◆ Collected material:
┄┄┄┄┄┄┄┄┄┄

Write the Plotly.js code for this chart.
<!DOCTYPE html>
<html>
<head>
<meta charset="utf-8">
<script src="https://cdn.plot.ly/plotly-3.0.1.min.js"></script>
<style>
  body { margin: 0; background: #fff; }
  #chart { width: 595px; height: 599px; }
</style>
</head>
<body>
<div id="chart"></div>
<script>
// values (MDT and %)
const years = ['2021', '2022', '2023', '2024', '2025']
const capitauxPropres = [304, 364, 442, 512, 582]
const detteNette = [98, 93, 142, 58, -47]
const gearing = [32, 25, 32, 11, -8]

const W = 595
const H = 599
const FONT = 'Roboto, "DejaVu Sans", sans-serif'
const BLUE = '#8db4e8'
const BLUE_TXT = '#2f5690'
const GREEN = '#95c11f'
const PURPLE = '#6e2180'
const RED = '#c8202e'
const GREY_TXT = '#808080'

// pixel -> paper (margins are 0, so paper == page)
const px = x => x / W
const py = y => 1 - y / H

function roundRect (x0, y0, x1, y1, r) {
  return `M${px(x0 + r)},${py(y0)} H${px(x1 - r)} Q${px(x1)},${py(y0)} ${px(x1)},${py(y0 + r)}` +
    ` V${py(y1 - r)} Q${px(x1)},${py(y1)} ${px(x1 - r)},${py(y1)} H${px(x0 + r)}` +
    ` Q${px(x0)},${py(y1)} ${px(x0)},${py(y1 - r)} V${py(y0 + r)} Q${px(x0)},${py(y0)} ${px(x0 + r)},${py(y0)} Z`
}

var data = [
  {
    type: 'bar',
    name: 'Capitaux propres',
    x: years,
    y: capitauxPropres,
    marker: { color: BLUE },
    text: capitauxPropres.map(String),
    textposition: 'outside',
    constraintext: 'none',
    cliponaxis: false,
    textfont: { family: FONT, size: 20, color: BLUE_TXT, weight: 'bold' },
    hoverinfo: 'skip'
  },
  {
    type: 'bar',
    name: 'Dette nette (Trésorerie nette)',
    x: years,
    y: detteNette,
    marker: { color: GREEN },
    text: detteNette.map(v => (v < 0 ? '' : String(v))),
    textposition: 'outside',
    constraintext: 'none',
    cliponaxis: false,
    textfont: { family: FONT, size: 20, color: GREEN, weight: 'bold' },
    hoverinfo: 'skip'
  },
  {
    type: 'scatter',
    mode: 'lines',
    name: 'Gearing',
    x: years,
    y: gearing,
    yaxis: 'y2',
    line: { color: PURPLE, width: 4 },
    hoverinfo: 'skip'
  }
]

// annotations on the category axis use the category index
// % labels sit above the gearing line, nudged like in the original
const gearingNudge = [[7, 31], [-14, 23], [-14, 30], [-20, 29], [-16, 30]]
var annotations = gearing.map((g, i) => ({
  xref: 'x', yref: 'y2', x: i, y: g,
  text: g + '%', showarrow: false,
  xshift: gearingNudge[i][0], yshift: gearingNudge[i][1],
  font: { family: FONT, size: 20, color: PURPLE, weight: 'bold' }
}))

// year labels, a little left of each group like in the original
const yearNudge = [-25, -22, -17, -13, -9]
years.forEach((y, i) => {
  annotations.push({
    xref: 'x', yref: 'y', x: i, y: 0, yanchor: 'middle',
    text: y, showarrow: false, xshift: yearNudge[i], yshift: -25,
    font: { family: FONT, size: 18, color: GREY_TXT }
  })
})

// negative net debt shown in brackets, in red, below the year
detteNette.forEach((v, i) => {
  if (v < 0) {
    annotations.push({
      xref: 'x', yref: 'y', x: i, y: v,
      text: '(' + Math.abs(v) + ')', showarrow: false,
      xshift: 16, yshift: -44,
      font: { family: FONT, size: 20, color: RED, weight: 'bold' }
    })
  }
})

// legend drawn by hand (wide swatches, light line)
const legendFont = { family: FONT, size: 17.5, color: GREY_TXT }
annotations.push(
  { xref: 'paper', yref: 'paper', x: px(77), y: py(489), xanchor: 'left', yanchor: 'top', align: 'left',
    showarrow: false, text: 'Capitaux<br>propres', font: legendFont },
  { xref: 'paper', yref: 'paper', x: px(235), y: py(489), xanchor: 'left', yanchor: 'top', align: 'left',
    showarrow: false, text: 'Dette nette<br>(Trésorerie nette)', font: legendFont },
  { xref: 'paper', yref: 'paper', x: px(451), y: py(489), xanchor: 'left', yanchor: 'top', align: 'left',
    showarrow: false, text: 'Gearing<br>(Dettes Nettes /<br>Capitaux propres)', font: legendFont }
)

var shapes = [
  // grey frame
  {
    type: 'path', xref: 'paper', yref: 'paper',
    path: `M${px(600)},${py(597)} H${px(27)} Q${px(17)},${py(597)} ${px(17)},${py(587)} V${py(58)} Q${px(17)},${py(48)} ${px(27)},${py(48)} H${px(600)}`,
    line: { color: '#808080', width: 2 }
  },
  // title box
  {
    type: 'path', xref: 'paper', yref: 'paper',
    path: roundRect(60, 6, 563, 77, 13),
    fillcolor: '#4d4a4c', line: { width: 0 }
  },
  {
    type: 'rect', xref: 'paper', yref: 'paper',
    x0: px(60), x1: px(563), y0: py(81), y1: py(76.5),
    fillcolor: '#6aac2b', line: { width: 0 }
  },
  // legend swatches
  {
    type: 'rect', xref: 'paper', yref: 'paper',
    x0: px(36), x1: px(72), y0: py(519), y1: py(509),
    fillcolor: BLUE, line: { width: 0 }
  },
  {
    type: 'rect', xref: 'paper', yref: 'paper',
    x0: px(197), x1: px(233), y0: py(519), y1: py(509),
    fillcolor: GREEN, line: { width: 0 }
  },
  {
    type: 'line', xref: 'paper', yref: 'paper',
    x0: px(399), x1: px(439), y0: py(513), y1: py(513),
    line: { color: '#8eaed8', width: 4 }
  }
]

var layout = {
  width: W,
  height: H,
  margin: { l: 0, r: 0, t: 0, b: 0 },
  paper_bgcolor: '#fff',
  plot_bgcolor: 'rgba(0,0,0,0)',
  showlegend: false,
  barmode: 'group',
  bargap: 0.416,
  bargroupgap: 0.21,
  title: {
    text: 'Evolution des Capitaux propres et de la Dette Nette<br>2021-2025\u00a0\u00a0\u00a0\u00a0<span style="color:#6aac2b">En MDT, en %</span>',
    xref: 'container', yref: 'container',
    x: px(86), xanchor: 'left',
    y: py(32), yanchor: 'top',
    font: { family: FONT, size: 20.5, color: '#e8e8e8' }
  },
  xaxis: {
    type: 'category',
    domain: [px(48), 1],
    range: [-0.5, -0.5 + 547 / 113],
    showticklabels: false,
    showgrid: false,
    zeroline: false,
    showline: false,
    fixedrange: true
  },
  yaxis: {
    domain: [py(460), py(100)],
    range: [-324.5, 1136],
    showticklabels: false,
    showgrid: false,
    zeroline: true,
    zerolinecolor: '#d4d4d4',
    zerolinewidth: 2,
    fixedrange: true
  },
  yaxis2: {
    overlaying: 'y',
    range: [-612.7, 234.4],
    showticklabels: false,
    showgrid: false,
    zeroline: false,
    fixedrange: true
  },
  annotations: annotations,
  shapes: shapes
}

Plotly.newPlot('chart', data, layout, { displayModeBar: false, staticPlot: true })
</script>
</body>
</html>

┄┄┄┄┄┄┄┄┄┄

◆ Problem: Give the lines again, exactly as they stand, from the beginning of the data through the line with "const py = y => 1 - y / H".

◆ The response:
Write the Plotly.js code for this chart.
<!DOCTYPE html>
<html>
<head>
<meta charset="utf-8">
<script src="https://cdn.plot.ly/plotly-3.0.1.min.js"></script>
<style>
  body { margin: 0; background: #fff; }
  #chart { width: 595px; height: 599px; }
</style>
</head>
<body>
<div id="chart"></div>
<script>
// values (MDT and %)
const years = ['2021', '2022', '2023', '2024', '2025']
const capitauxPropres = [304, 364, 442, 512, 582]
const detteNette = [98, 93, 142, 58, -47]
const gearing = [32, 25, 32, 11, -8]

const W = 595
const H = 599
const FONT = 'Roboto, "DejaVu Sans", sans-serif'
const BLUE = '#8db4e8'
const BLUE_TXT = '#2f5690'
const GREEN = '#95c11f'
const PURPLE = '#6e2180'
const RED = '#c8202e'
const GREY_TXT = '#808080'

// pixel -> paper (margins are 0, so paper == page)
const px = x => x / W
const py = y => 1 - y / H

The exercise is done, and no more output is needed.